====== Stored rows
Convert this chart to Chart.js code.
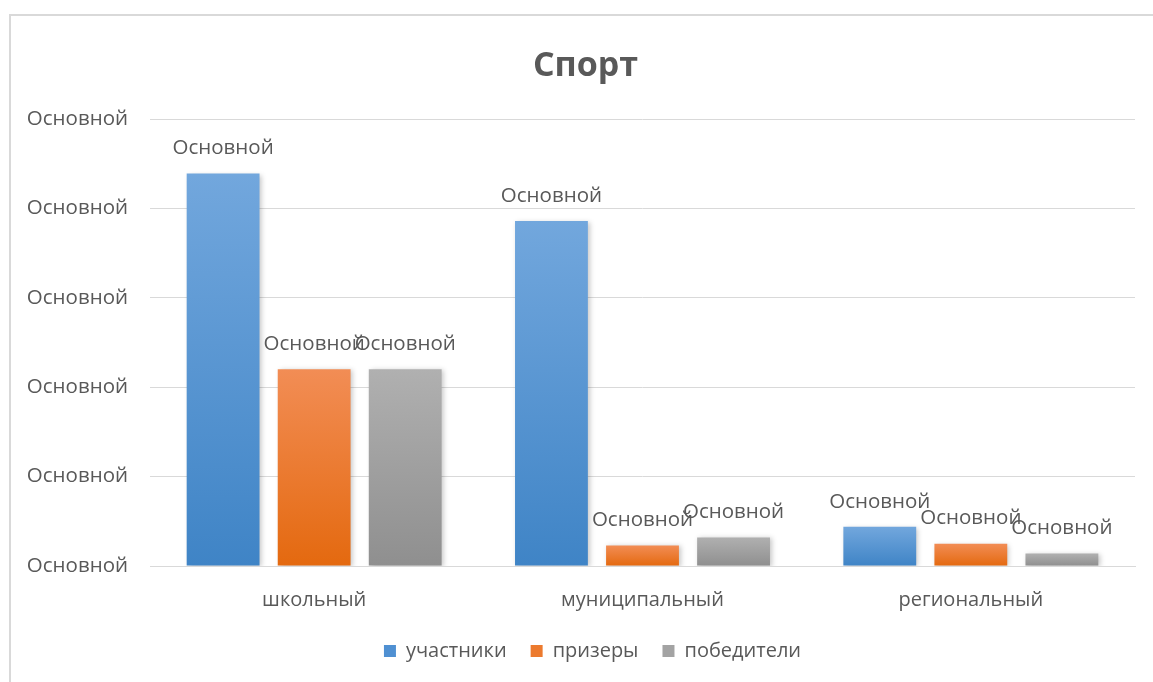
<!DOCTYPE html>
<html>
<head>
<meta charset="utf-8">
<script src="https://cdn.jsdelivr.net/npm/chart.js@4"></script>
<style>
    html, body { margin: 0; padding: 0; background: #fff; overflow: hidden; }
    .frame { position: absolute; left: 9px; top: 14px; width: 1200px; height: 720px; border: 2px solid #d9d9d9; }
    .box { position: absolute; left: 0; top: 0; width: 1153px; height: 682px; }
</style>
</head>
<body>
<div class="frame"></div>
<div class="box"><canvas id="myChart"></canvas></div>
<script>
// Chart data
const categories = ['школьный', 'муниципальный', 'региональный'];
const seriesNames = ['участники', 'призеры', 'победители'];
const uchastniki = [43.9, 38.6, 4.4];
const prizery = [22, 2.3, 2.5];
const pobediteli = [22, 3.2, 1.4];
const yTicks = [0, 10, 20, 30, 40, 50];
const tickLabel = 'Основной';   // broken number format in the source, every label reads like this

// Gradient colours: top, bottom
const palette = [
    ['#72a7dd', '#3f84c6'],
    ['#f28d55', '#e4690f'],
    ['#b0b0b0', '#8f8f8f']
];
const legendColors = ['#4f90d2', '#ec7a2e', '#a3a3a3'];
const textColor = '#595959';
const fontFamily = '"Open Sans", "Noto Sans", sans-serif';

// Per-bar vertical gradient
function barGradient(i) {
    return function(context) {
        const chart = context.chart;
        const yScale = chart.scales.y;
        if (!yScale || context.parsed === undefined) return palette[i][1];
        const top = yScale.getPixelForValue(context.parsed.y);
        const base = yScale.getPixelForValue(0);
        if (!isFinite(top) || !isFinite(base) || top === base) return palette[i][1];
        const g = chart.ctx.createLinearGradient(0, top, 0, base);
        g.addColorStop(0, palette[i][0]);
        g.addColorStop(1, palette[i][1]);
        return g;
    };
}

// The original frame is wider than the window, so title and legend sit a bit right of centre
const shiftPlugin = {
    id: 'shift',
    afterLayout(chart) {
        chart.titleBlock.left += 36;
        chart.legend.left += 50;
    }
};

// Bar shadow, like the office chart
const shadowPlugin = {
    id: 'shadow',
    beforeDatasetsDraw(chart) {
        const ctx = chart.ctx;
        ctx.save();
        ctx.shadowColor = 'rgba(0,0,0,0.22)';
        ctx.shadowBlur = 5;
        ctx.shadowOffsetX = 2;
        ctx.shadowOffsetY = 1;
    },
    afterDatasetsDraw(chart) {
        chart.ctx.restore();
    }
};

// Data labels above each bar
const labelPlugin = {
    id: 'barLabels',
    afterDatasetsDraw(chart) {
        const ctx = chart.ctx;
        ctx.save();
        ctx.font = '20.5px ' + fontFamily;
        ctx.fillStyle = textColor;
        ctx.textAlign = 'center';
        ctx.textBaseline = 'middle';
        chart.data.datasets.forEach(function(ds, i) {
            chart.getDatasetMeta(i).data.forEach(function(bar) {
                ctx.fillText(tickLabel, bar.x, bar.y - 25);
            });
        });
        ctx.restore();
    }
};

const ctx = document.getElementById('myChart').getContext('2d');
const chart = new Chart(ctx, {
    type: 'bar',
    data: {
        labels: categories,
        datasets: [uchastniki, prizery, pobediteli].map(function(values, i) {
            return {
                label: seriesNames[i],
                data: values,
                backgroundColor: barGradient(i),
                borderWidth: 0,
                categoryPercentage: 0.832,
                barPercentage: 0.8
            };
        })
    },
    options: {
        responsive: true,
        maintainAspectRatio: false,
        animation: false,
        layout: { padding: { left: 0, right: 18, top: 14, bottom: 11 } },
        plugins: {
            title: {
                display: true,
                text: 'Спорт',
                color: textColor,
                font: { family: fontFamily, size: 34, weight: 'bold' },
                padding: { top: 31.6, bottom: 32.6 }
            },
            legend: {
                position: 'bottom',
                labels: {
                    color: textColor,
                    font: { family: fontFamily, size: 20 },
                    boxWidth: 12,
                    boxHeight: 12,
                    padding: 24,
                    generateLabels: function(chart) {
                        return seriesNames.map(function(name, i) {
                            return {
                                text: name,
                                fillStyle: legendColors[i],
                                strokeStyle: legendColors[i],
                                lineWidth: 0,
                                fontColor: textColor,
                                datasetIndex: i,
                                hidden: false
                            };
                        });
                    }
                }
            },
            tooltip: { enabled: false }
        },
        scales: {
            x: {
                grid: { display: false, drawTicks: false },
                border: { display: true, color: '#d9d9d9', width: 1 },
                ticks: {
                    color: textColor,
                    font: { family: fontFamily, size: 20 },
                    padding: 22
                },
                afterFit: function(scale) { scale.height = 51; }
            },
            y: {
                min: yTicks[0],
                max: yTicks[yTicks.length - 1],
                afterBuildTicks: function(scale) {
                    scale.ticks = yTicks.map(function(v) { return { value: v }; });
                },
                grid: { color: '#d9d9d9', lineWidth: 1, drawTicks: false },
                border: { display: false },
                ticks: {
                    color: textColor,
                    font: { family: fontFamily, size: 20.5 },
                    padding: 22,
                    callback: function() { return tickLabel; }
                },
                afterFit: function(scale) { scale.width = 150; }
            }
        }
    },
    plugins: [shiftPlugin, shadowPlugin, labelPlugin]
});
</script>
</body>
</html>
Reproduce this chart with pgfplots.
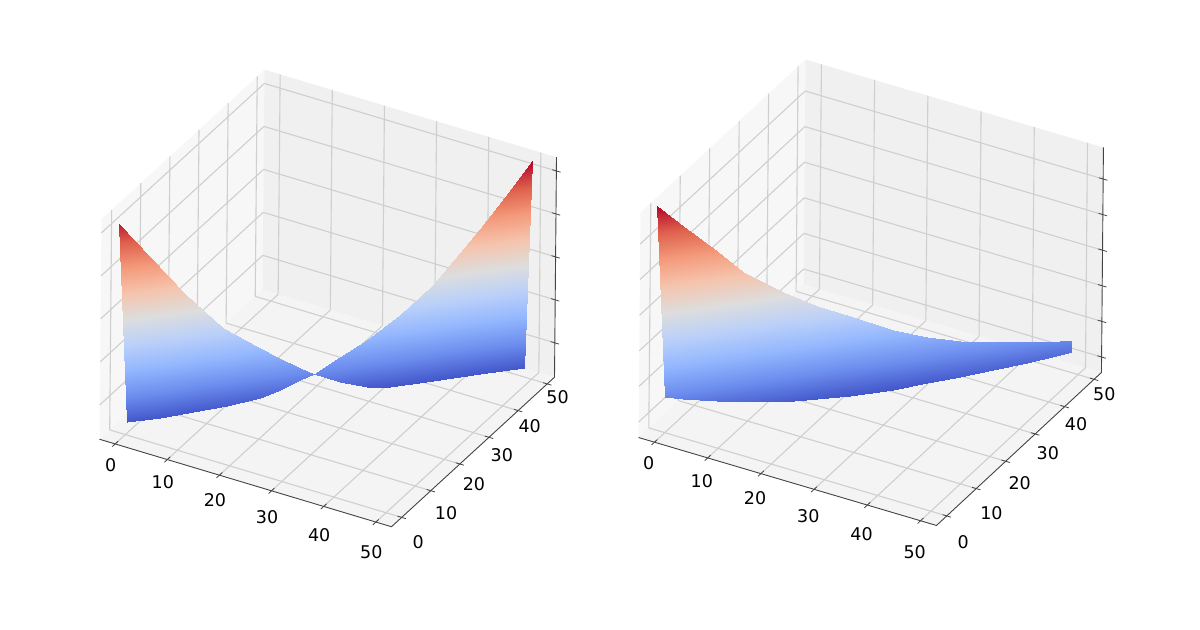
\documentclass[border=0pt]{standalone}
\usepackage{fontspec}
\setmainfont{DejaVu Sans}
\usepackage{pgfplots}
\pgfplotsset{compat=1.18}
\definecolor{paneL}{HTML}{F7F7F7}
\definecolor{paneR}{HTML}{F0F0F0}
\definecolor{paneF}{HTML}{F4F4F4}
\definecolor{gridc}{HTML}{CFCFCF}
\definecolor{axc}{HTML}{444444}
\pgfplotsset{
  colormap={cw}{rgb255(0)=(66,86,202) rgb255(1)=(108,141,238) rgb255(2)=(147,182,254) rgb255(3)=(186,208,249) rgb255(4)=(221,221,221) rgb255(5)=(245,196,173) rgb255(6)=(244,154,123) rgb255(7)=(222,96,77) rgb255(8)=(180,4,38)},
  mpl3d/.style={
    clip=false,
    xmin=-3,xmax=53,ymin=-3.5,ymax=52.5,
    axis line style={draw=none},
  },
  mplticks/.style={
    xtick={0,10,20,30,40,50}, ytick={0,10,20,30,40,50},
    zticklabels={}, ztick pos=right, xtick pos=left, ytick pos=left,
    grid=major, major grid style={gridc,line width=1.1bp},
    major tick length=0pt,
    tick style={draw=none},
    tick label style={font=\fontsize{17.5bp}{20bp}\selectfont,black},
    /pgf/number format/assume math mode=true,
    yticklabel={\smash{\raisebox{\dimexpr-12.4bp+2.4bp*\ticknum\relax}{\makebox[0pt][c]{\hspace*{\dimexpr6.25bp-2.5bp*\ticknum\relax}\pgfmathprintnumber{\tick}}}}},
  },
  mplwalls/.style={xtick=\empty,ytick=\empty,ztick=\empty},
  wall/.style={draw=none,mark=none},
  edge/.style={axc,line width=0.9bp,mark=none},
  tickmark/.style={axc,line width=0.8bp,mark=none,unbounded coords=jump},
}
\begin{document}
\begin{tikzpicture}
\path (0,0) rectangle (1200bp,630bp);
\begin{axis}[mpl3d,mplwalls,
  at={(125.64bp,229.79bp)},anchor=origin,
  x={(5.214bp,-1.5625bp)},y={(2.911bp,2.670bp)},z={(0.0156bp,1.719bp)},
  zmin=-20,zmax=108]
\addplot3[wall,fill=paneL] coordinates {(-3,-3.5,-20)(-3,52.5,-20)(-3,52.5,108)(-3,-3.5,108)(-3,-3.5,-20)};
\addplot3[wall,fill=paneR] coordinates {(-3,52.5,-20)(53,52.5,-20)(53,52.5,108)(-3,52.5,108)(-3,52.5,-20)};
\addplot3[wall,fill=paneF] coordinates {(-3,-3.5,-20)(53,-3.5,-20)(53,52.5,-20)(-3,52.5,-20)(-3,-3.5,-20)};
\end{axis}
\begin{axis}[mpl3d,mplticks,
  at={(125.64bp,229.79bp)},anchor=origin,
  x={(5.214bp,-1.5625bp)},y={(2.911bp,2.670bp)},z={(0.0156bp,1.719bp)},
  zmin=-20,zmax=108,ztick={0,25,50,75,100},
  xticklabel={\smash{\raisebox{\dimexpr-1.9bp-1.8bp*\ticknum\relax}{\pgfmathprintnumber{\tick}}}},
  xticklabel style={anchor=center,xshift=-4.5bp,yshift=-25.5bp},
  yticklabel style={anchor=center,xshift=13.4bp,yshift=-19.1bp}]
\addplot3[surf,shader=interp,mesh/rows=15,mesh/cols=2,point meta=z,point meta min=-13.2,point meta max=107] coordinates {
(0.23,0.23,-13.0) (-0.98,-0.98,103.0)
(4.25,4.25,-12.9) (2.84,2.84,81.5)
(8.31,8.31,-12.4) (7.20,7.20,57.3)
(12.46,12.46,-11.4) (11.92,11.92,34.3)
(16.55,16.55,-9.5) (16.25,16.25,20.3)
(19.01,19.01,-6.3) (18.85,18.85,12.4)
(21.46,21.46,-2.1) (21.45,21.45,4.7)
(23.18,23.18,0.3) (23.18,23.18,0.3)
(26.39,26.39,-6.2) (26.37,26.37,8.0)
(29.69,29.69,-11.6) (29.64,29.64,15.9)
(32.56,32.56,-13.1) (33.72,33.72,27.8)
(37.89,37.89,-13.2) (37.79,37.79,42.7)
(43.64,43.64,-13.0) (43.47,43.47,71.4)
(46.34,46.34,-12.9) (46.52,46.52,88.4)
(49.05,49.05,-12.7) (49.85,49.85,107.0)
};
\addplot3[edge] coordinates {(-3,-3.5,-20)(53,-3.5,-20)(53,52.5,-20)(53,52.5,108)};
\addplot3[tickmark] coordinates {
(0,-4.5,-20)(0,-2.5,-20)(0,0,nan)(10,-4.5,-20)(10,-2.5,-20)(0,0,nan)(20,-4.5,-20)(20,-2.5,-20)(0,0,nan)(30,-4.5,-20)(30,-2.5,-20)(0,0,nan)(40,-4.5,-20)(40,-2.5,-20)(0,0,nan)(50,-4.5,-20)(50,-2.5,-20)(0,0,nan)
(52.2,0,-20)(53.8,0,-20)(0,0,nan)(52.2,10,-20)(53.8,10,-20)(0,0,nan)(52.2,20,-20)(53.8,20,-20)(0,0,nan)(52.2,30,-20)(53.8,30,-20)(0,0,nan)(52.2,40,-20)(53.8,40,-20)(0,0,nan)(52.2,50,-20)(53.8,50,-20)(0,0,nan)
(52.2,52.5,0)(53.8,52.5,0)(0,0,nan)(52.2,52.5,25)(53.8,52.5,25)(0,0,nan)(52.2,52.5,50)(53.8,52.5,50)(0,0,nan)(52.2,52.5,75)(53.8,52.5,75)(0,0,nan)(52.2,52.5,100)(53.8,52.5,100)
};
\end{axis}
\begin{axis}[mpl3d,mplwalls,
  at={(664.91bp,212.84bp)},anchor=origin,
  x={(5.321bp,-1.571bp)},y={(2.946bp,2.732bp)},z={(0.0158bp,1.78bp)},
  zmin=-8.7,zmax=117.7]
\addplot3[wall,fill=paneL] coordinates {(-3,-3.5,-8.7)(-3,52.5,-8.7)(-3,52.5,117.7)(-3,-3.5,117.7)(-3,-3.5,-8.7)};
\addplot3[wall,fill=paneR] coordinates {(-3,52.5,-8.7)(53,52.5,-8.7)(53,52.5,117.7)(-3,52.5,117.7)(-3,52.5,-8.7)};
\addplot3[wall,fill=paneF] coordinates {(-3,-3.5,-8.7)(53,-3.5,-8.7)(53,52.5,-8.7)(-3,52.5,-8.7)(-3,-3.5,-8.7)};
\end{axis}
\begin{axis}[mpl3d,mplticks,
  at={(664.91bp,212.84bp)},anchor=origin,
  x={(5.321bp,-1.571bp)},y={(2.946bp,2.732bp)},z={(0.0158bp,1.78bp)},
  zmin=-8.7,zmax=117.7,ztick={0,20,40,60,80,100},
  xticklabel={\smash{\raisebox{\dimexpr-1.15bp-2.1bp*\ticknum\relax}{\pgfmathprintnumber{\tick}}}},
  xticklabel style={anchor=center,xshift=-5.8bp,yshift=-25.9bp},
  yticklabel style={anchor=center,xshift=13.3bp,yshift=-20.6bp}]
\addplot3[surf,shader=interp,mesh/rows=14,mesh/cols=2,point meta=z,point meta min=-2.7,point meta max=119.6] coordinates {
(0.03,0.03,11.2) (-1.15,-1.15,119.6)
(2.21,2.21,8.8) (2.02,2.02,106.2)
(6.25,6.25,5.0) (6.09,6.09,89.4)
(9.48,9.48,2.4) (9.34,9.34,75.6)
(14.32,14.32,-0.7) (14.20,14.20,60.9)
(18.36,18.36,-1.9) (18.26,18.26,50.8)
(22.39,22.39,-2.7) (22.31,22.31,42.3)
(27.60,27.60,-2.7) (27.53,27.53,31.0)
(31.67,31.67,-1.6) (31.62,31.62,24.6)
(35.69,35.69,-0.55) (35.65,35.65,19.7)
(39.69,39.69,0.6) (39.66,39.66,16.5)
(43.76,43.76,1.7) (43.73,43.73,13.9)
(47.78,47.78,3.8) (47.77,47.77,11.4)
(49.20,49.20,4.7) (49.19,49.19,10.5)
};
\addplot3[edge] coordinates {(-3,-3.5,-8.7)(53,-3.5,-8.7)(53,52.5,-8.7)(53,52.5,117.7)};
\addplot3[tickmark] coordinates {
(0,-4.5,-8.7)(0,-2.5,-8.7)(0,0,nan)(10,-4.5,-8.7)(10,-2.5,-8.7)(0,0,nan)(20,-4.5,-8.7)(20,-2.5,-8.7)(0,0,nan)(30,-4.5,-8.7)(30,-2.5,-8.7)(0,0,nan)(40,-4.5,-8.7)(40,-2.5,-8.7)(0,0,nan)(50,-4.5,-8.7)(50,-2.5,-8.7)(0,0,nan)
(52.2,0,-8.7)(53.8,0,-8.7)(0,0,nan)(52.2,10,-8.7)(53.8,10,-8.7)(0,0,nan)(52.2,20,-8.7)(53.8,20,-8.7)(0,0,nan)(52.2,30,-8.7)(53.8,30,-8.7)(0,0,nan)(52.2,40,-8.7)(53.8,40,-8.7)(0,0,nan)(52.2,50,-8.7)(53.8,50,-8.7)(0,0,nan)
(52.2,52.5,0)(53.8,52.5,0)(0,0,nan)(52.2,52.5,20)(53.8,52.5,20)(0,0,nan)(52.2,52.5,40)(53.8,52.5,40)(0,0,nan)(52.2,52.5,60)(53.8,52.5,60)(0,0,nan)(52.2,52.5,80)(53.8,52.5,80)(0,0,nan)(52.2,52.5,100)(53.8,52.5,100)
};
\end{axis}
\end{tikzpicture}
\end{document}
============
Written exercise: Report the number of lines above that contain the word "this", and only that number.

Response below: 3